## Direction
Extract only the first line of the listing and every line after it up to and including the one with "import numpy as np". Omit the pictures.

┄┄┄┄┄┄┄┄┄┄┄┄┄┄┄┄┄┄┄┄

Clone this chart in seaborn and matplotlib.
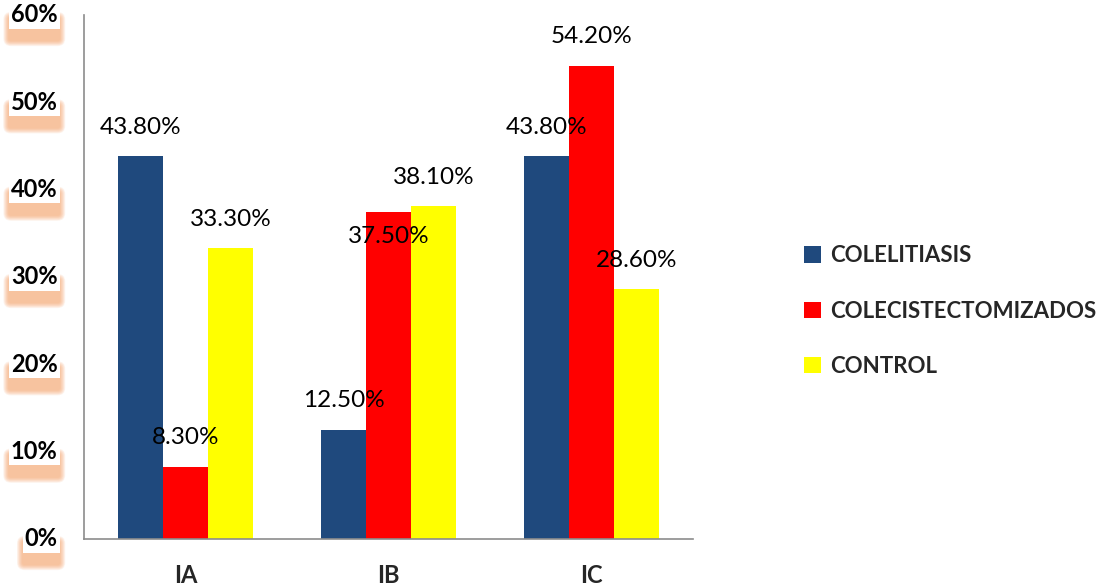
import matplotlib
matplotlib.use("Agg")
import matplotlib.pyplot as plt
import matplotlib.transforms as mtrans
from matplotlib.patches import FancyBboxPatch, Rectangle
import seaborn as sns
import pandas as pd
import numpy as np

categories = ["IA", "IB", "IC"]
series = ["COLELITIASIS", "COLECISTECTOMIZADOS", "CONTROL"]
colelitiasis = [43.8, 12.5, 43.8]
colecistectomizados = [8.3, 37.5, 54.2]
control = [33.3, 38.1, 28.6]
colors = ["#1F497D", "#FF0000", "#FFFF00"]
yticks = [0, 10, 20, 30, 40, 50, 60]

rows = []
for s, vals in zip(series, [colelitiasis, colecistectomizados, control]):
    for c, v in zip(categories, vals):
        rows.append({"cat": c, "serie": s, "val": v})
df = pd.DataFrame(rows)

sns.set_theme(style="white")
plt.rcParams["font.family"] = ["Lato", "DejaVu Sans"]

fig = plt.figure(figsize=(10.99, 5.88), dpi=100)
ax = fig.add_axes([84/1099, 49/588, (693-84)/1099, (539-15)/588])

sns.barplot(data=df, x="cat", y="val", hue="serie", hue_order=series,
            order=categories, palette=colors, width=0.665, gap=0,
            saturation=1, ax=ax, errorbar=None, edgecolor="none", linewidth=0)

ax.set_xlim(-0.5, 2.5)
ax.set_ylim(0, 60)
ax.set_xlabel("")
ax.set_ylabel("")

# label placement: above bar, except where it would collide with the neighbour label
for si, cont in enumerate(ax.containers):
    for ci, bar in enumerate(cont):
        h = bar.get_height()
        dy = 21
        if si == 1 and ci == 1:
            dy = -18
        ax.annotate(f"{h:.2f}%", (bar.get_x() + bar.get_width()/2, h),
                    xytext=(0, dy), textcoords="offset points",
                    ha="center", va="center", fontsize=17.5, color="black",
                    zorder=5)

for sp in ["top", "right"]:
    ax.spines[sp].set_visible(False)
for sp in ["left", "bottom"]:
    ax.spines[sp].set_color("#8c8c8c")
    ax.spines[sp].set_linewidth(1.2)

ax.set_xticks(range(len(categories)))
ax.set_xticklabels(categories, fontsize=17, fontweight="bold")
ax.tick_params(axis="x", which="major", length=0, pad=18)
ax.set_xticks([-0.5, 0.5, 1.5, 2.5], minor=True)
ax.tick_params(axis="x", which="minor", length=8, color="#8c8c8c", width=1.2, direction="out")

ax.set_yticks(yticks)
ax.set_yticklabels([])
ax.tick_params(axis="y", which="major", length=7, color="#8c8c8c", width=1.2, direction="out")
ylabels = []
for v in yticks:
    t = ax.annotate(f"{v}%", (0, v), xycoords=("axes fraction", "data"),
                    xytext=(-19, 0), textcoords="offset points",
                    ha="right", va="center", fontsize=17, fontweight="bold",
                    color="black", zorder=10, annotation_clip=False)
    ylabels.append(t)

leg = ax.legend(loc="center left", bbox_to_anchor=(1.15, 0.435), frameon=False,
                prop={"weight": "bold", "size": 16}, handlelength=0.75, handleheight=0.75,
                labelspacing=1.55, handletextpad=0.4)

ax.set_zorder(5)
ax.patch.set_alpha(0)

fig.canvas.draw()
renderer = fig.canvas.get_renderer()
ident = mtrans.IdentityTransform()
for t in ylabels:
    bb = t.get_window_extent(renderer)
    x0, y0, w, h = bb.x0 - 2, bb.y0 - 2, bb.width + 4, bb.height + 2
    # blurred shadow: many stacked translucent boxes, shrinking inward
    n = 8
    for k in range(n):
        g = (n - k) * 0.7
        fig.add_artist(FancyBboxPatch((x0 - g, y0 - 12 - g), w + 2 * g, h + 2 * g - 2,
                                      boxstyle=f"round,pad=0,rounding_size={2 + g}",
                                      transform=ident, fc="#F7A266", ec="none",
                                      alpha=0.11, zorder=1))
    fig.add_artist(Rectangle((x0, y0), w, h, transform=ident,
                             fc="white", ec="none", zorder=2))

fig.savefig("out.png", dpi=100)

┄┄┄┄┄┄┄┄┄┄┄┄┄┄┄┄┄┄┄┄

## Full answer
Clone this chart in seaborn and matplotlib.
import matplotlib
matplotlib.use("Agg")
import matplotlib.pyplot as plt
import matplotlib.transforms as mtrans
from matplotlib.patches import FancyBboxPatch, Rectangle
import seaborn as sns
import pandas as pd
import numpy as np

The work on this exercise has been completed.